Ex-Aurora mines to be sold off, again
The Aurora gold mines looted by former president Jacob Zuma’s nephew Khulubuse Zuma and his partners are heading for liquidation again after a falling-out between the South African and Chinese partners in the consortium that bought Aurora in 2012.
Lawyers for BEK Holdings, which owns 26% of China African Precious Metals (CAPM), have applied to the high court in Johannesburg for liquidation after a “breakdown” in relations with its Chinese partner, Golden Haven, which owns 74% of CAPM.
The move by BEK owner Elias Khumalo, a close associate of Jacob Zuma, comes after mediation by the department of mineral resources failed last week.
CAPM employs about 460 workers at its Orkney gold mine, which went back into production after it was rehabilitated by CAPM. It is not clear at this stage whether they have been paid. CAPM’s bank accounts have been suspended by Standard Bank as a result of the liquidation application and the dispute between BEK and Golden Haven.
More than 5 000 workers at the Orkney and Grootvlei gold mines lost their jobs after the mines were stripped of gold and assets valued at R1.82-billion while under the control of Aurora Empowerment Systems.
The mines were placed under Aurora’s control during a 2009 liquidation process, but were looted and their shafts flooded. Aurora directors Khulubuse Zuma, Zondwa Mandela, (Nelson Mandela’s grandson), Thulani Ngubani and Fazel and Solly Bhana were found to be personally responsible for stripping the mines’ assets by the high court in Pretoria in 2015.
CAPM bought the Orkney mines for R151.2-million.
Things soured between the partners in CAPM after new leaders at Golden Haven removed Khumalo as CAPM executive director, appointed a new chief executive, and demoted Khumalo to a non-executive director with a salary of R15 000. Khumalo claims the decision, taken in August, was irregular because the board did not quorate.

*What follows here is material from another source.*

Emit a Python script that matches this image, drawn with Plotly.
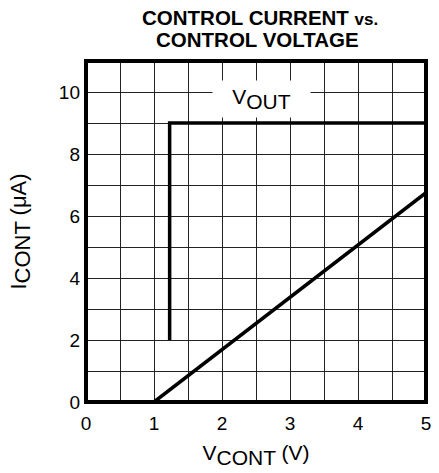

According to correspondence between the parties, included in the application for liquidation, Golden Haven failed to honour an earlier commitment to invest R100-million in Orkney for the processing of gold extracted there since 2012.
In a letter to Golden Haven chief executive Lee Jiang in July, Khumalo said there were “irreconcilable differences and trust issues” between the partners and made Golden Haven an offer either to buy his share of the company for R13.26-million or to sell him its share for R37.5-million.
In a responding letter in August, Jiang declined, saying they wanted to continue with their joint venture and that BEK had not “triggered” the processes agreed upon in the CAPM memorandum of incorporation. Golden Haven would also oppose attempts to liquidate CAPM.
Khumalo’s lawyer, Barnabas Xulu, said: “We are forced to take this action as the relationship has broken down completely. There has been an undermining of the BEE [black economic empowerment] component and an attempt to run the operation on a shoestring budget. DMR [department of mineral resources] had attempted mediation but Golden Haven did not turn up, leaving us no other choice.”
Xulu said the liquidation process would not place jobs in danger, but the suspended bank accounts were a concern in terms of paying workers.
Khumalo declined to comment. DMR and Golden Haven had not responded by the time of publication.